According to TNS BRMB research*, people in areas where community organisers are working are significantly more likely to have a strong sense of belonging to their neighbourhood. They are also more likely to agree that local people pull together to improve their area.
The organisers are also seeing for themselves the benefits of getting involved: boosting their self esteem, expanding their social networks and increasing their pride in their local area.
72% of employers and 75% of organisers think it is more common that people form new groups around shared ideas and projects.
64% of employers and 70% of organisers think it is more common that people have the skills to organise activities and projects for themselves and others.*
The future:
An independent body, the Company of Community Organisers Ltd (COLtd) will continue to build this movement in England in the years ahead. This includes backing existing volunteers, recruiting future generations of community organisers and ensuring more communities are able to thrive.
You too can be involved. If you’re interested in finding out more, please email socialaction@cabinetoffice.gov.uk for further information.
Boosting local employment in Portland
Community organisers in Portland, one of the most socially deprived areas of Dorset, heard from residents that the lack of job opportunities locally was a key concern – especially for young people.
The community organisers recruited and helped volunteers to set up the DT5 project, which aims to support unemployed people into more positive and productive lifestyles. This includes activities such as digital skills training and mentoring.
The DT5 Trust has been operational since March 2015. So far, it’s helped 19 people to find work, four participants have started to volunteer with the DT5 Trust themselves, while 15 have been receiving development support and reports show incidences of anti-social behaviour in the area have fallen.
Bill’s story
Working with their community organiser, residents in one area were able to come together to help local families save money and support a pensioner, who was struggling to get by on their estate.
Bill, a 90 year-old man, was sleeping rough in a nearby park. He had a home, but his life had gone to pieces and he was finding it hard to look after himself. As a result, his house had become unfit to live in.

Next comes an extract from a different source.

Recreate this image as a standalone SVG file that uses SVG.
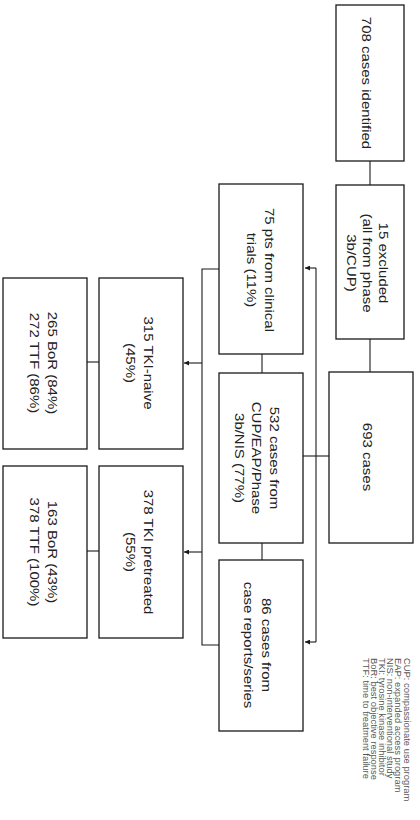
<svg xmlns="http://www.w3.org/2000/svg" width="420" height="820" viewBox="0 0 420 820">
<defs>
<style>
.box{fill:#fff;stroke:#1a1a1a;stroke-width:1.3}
.ln{fill:none;stroke:#1a1a1a;stroke-width:1.1}
.t{font-family:"Liberation Sans",Arial,Helvetica,sans-serif;font-size:15px;text-anchor:middle;fill:#222}
.lg{font-family:"Liberation Sans",Arial,Helvetica,sans-serif;font-size:9.4px;text-anchor:start;fill:#555}
</style>
<marker id="ah" viewBox="0 0 10 10" refX="10" refY="5" markerWidth="5" markerHeight="5" markerUnits="userSpaceOnUse" orient="auto">
<path d="M0,0 L10,5 L0,10 z" fill="#1a1a1a"/>
</marker>
</defs>
<rect width="420" height="820" fill="#fff"/>
<g id="connectors">
<path class="ln" d="M370,161 V185"/>
<path class="ln" d="M370,339 V372"/>
<path class="ln" d="M329,456 H303"/>
<path class="ln" d="M316,268 V642"/>
<path class="ln" d="M316,268 H305" marker-end="url(#ah)"/>
<path class="ln" d="M316,642 H305" marker-end="url(#ah)"/>
<path class="ln" d="M262,354 V373"/>
<path class="ln" d="M262,543 V560"/>
<path class="ln" d="M219,269 H202 V645 H219"/>
<path class="ln" d="M202,363 H184" marker-end="url(#ah)"/>
<path class="ln" d="M202,552 H184" marker-end="url(#ah)"/>
<path class="ln" d="M99,362 H87"/>
<path class="ln" d="M99,551 H87"/>
</g>
<g id="n708">
<rect class="box" x="336" y="5" width="68" height="156"/>
<text class="t" transform="translate(362,83) rotate(90) scale(1,0.88)"><tspan x="0" dy="0">708 cases identified</tspan></text>
</g>
<g id="n15">
<rect class="box" x="336" y="185" width="68" height="154"/>
<text class="t" transform="translate(379,263) rotate(90) scale(1,0.88)"><tspan x="0" dy="0">15 excluded</tspan><tspan x="0" dy="18.2">(all from phase</tspan><tspan x="0" dy="18.2">3b/CUP)</tspan></text>
</g>
<g id="n693">
<rect class="box" x="329" y="372" width="84" height="171"/>
<text class="t" transform="translate(363,457) rotate(90) scale(1,0.88)"><tspan x="0" dy="0">693 cases</tspan></text>
</g>
<g id="n75">
<rect class="box" x="219" y="184" width="84" height="170"/>
<text class="t" transform="translate(265,270) rotate(90) scale(1,0.88)"><tspan x="0" dy="0">75 pts from clinical</tspan><tspan x="0" dy="20.5">trials (11%)</tspan></text>
</g>
<g id="n532">
<rect class="box" x="219" y="373" width="84" height="170"/>
<text class="t" transform="translate(270,458) rotate(90) scale(1,0.88)"><tspan x="0" dy="0">532 cases from</tspan><tspan x="0" dy="19.9">CUP/EAP/Phase</tspan><tspan x="0" dy="19.9">3b/NIS (77%)</tspan></text>
</g>
<g id="n86">
<rect class="box" x="219" y="560" width="84" height="171"/>
<text class="t" transform="translate(262,645) rotate(90) scale(1,0.88)"><tspan x="0" dy="0">86 cases from</tspan><tspan x="0" dy="20.5">case reports/series</tspan></text>
</g>
<g id="n315">
<rect class="box" x="99" y="278" width="84" height="171"/>
<text class="t" transform="translate(144,363) rotate(90) scale(1,0.88)"><tspan x="0" dy="0">315 TKI-naive</tspan><tspan x="0" dy="21">(45%)</tspan></text>
</g>
<g id="n265">
<rect class="box" x="3" y="278" width="84" height="171"/>
<text class="t" transform="translate(48,363) rotate(90) scale(1,0.88)"><tspan x="0" dy="0">265 BoR (84%)</tspan><tspan x="0" dy="20.5">272 TTF (86%)</tspan></text>
</g>
<g id="n378">
<rect class="box" x="99" y="466" width="84" height="172"/>
<text class="t" transform="translate(144,552) rotate(90) scale(1,0.88)"><tspan x="0" dy="0">378 TKI pretreated</tspan><tspan x="0" dy="21">(55%)</tspan></text>
</g>
<g id="n163">
<rect class="box" x="3" y="466" width="84" height="172"/>
<text class="t" transform="translate(48,552) rotate(90) scale(1,0.88)"><tspan x="0" dy="0">163 BoR (43%)</tspan><tspan x="0" dy="20.5">378 TTF (100%)</tspan></text>
</g>
<g id="legend">
<text class="lg" transform="translate(403.5,658) rotate(90)"><tspan x="0" dy="0">CUP: compassionate use program</tspan><tspan x="0" dy="8.1">EAP: expanded access program</tspan><tspan x="0" dy="8.1">NIS: non-interventional study</tspan><tspan x="0" dy="8.1">TKI: tyrosine kinase inhibitor</tspan><tspan x="0" dy="8.1">BoR: best objective response</tspan><tspan x="0" dy="8.1">TTF: time to treatment failure</tspan></text>
</g>
</svg>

Led by their community organiser, a team of residents pitched in to get Bill’s life back on track, clearing up and decorating his home and garden. And Bill now heads up another local initiative, organising the bulk buying of essential items such as nappies, food and so on, to ensure household budgets across the estate can go further.
Families pay upfront and Bill sources the best deal for the items they need. The supplies are then delivered to Bill’s house, with residents bringing meals for Bill and helping out with chores, when they come to pick up their items.
Overall, it’s helped bring people across the estate closer together and Bill has recruited a team of volunteers known as ‘Bill’s runners’ to take messages and help with deliveries when people can’t make it to his house.
Kirsty's story
Kristy, a community organiser with the charity ‘Kissing It Better’, helped design a project working with young people who’d told her they wanted to show they cared about their community and older residents who’d said they felt isolated and lonely.
Kristy set up a project that connected local Information, Communications and Technology (ICT) students with people living with dementia in a local residential home. The students came up with the idea of getting older people in their local area to tell their stories in the form of a digital life book, which is available via a specially designed app.
Those contributors dealing with early onset dementia were then able to watch, listen and share their memories with others. It helped them to save and remember those special times that dementia can take away, as well as aiding their ability to re-orientate and focus. In addition, it enabled others such as the care home staff to pick up the story and provide personal support to the individual concerned.